Sul tema delle tasse, il governo Meloni fa scattare il secondo tempo, dopo il primo che ha riguardato i primi due scaglioni di reddito, unificati al 23%. «Abbiamo fatto un primo passo per venire incontro alle fasce medio basse, ma ora dobbiamo occuparci del ceto medio» ha detto il viceministro dell’Economia, Maurizio Leo.
«Chi guadagna 55.000 euro non può essere considerato un super ricco e oggi questi soggetti pagano oltre il 50% di tasse. Su questo tema bisogna intervenire e prima di farlo dobbiamo reperire le risorse per poter procedere – prosegue Leo -. Non abbiamo uno strabismo nei confronti del lavoro autonomo, vogliamo fare in modo che tutti i contribuenti abbiano un trattamento fiscale più agevolato».

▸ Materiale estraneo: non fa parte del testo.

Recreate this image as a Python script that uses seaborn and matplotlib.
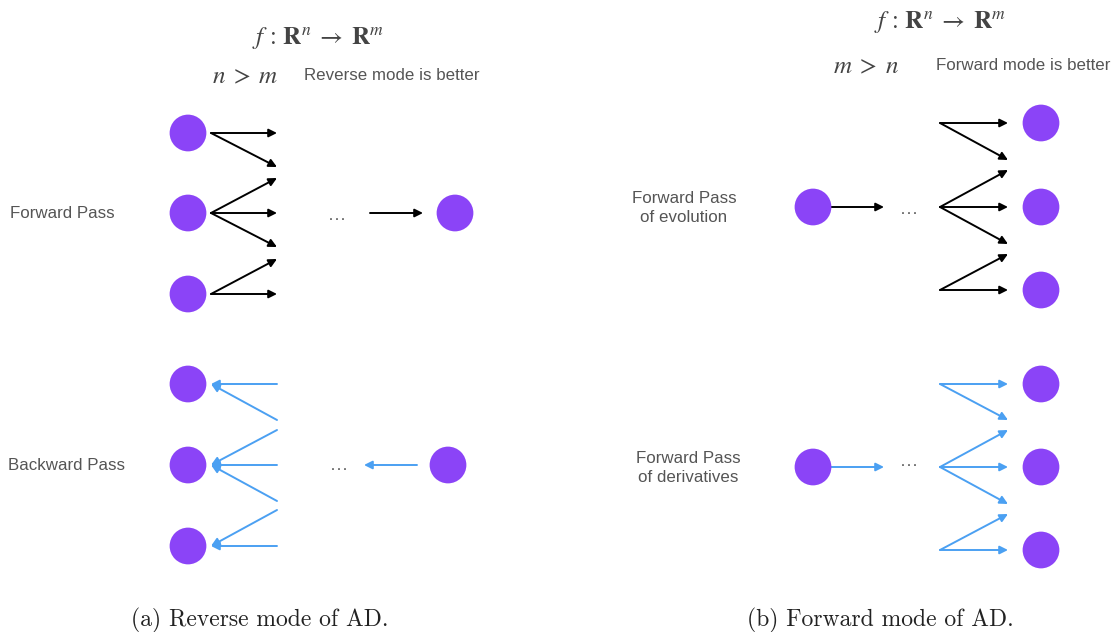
import matplotlib
matplotlib.use("Agg")
import matplotlib.pyplot as plt
import seaborn as sns
import pandas as pd

sns.set_theme(style="white")
plt.rcParams['font.family'] = ['Liberation Sans', 'DejaVu Sans']
plt.rcParams['mathtext.fontset'] = 'stix'

# ---- data (diagram layout in pixel units) ----
node_x = [188, 188, 188, 455, 188, 188, 188, 448, 813, 1041, 1041, 1041, 813, 1041, 1041, 1041]
node_y = [133, 213, 294, 213, 384, 465, 546, 465, 207, 123, 207, 290, 467, 384, 467, 550]

# arrows: (x0, y0, x1, y1)
fwd_left = [(211, 133, 277, 133), (211, 133, 277, 167), (211, 213, 277, 178), (211, 213, 277, 213),
            (211, 213, 277, 247), (211, 294, 277, 259), (211, 294, 277, 294), (370, 213, 423, 213)]
bwd_left = [(277, 384, 211, 384), (277, 420, 211, 384), (277, 430, 211, 465), (277, 465, 211, 465),
            (277, 501, 211, 465), (277, 510, 211, 546), (277, 546, 211, 546), (417, 465, 364, 465)]
fwd_right = [(830, 207, 884, 207), (940, 123, 1008, 123), (940, 123, 1008, 160), (940, 207, 1008, 170),
             (940, 207, 1008, 207), (940, 207, 1008, 244), (940, 290, 1008, 254), (940, 290, 1008, 290)]
der_right = [(830, 467, 884, 467), (940, 384, 1008, 384), (940, 384, 1008, 420), (940, 467, 1008, 430),
             (940, 467, 1008, 467), (940, 467, 1008, 504), (940, 550, 1008, 514), (940, 550, 1008, 550)]

dots_xy = [(336, 215), (338, 465), (908, 209), (908, 462)]

NODE = "#8B44F7"
BLUE = "#4BA0F2"
GRAY = "#555555"

fig = plt.figure(figsize=(11.2, 6.32), dpi=100)
ax = fig.add_axes([0, 0, 1, 1])

df = pd.DataFrame({"x": node_x, "y": node_y})
sns.scatterplot(data=df, x="x", y="y", ax=ax, s=700, color=NODE, edgecolor="none", zorder=3, legend=False)
ax.set_xlim(0, 1120)
ax.set_ylim(632, 0)
ax.axis("off")

def draw(arrs, col):
    for x0, y0, x1, y1 in arrs:
        ax.annotate("", xy=(x1, y1), xytext=(x0, y0),
                    arrowprops=dict(arrowstyle="-|>", color=col, lw=1.4,
                                    mutation_scale=12, shrinkA=0, shrinkB=0), zorder=2)

draw(fwd_left, "black")
draw(bwd_left, BLUE)
draw(fwd_right, "black")
draw(der_right, BLUE)

for x, y in dots_xy:
    ax.text(x, y, r"$\ldots$", ha="center", va="center", fontsize=13, color=GRAY)

MATH = "#444444"
head = r"$f\,:\,\mathbf{R}^n\;\rightarrow\;\mathbf{R}^m$"
ax.text(318, 38, head, ha="center", va="center", fontsize=18, color=MATH)
ax.text(245, 76, r"$n\;>\;m$", ha="center", va="center", fontsize=18, color=MATH)
ax.text(304, 76, "Reverse mode is better", ha="left", va="center", fontsize=12.2, color=GRAY)

ax.text(940, 22, head, ha="center", va="center", fontsize=18, color=MATH)
ax.text(866, 66, r"$m\;>\;n$", ha="center", va="center", fontsize=18, color=MATH)
ax.text(936, 66, "Forward mode is better", ha="left", va="center", fontsize=12.2, color=GRAY)

ax.text(10, 214, "Forward Pass", ha="left", va="center", fontsize=12.2, color=GRAY)
ax.text(8, 466, "Backward Pass", ha="left", va="center", fontsize=12.2, color=GRAY)
ax.text(684, 208, "Forward Pass\nof evolution", ha="center", va="center", fontsize=12.2, color=GRAY, linespacing=1.3)
ax.text(688, 468, "Forward Pass\nof derivatives", ha="center", va="center", fontsize=12.2, color=GRAY, linespacing=1.3)

ax.text(260, 620, "(a) Reverse mode of AD.", ha="center", va="center", fontsize=17, family="cmr10", color="#222222")
ax.text(880, 620, "(b) Forward mode of AD.", ha="center", va="center", fontsize=17, family="cmr10", color="#222222")

fig.savefig("out.png", dpi=100)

Leo ha commentato le parole del presidente del Consiglio che ha detto che «le tasse non sono bellissime» parafrasando una frase celebre dell’ex ministro Tomaso Padoa Schioppa che aveva affermato che «pagare le tasse è bellissimo»: «le tasse si devono pagare, però è certo che meno si pagano, ma le facciamo pagare a tutti quanti, meglio il sistema funziona».
Il viceministro alle Finanze ha ribadito come la fedeltà fiscale è un valore e che «noi ci teniamo alla fedeltà fiscale, però nel momento in cui abbiamo delle situazioni che devono emergere, dobbiamo farle emergere gradualmente, altrimenti rischiamo di non riuscire mai a portare a casa i risultati».
Ad essere interessati al secondo tempo della riforma fiscale, l’eventuale riduzione delle tasse sui redditi superiori a 50.000 euro interesserebbe solo il 5,6% dei contribuenti italiani persone fisiche. Sul totale di circa 41,5 milioni di soggetti a prelievo fiscale sui redditi derivanti da lavoro dipendente o da pensione, quelli che percepiscono retribuzioni o assegni superiori a 50.000 euro sono 2,3 milioni mentre, secondo il Centro studi di Unimpresa, i restanti 39,1 milioni si collocano nella fascia inferiore a 50.000 euro.
Il totale dei contribuenti italiani è pari a 41.524.064 di soggetti. Di questi, 10.049.514 (24,2%) guadagnano fino a 7.500 euro, 8.090.485 soggetti hanno redditi fino a 15.000 euro (19,5%), altri 14.592.227 contribuenti fino a 29.000 euro (35,1%), 6.455122 fino a 50.000 euro (15,5%), mentre oltre questa soglia figurano solo 2.336.716 persone (5,6%). Ne consegue che, secondo il Centro studi Unimpresa, sotto quota 50.000 euro di reddito figurano tutti 39.187.348 soggetti pari al 94,4% del totale.
Gli attuali scaglioni Irpef sono tre: 23% fino a 28.000 euro, 35% fino a 50.000 euro e 43% oltre 50.000 euro. A questi tre livelli di prelievo fiscale sui redditi si aggiunge una no tax area, grazie alla quale sono esenti da imposta i redditi fino a 8.500 euro.
C’è anche un altro aspetto che la riforma fiscale deve prendere in considerazione da subito: il prelievo sulla redditività dei fondi pensione delle casse previdenziali privatizzate, che ogni anno subiscono il taglio del 20% sui rendimenti maturati nel corso dell’anno. Una situazione che costituisce un unicum, che finisce con il penalizzare doppiamente il mondo delle professioni, dell’impresa e del lavoro autonomo, riducendo il montante contributivo finale che darà origine al trattamento pensionistico che, con il sistema di calcolo contributivo, sarà decisamente magro di suo. E renderlo ancora più magro con la gabella fiscale annuale sui rendimenti, grazie anche ad un odioso provvedimento del governo Renzi, è una situazione che deve essere sanata al più presto dal governo Meloni.